In this case, the good people of Paris are somewhere between amused and bemused when blue chalk circles start to appear on the sidewalks overnight, each of them drawn around a random object. No case for the police, but Jean-Baptiste Adamsberg is worried and decides to keep an eye on things. Soon, the object in the circle is a dead body, and Adamsberg… well, doesn’t really do anything. For most of the time he thinks, and colleagues, acquaintances and suspects alike are starting to get annoyed. But Adamsberg’s brain is working away, and, almost without leaving his chair, he presents his confused surroundings with a solution.

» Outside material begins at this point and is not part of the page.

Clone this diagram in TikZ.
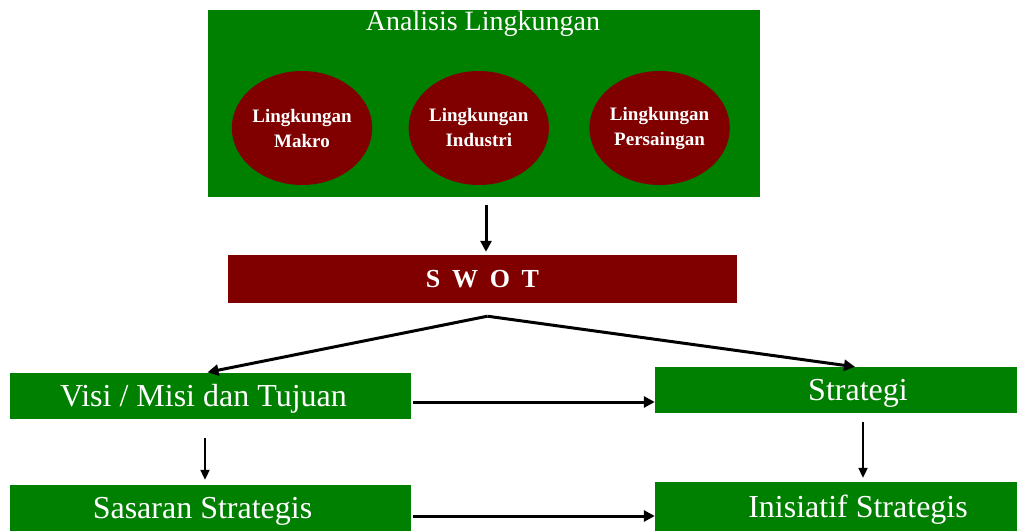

The unconventional style of the inspector is mirrored by a style that seems to wander about just as aimlessly. It’s hard to pin down what it is, it might even be just bad, incoherent writing, but it works well and makes Vargas’ books that little bit different from other crime novels. Also, the protagonists’ frequent introspection that works so well in Scandinavian crime is not limited to the inspector. There are only a handful of others, but each of them is portrayed by their thoughts and musings. This adds a light philosophical layer to the novel, so much that the solving of the case seems less and less important. Adamsberg’s change of pace and ultimate move then turn into as much work for the reader as for the inspector. Finally getting somewhere feels like struggling out of an armchair that has become more comfortable by the hour.

So. If you feel like slowing down a bit and contemplating the world and the little things with Jean-Baptiste Adamsberg, almost like people dropping dead left, right and centre are nothing to worry about, Fred Vargas is your new obsession. You’re welcome.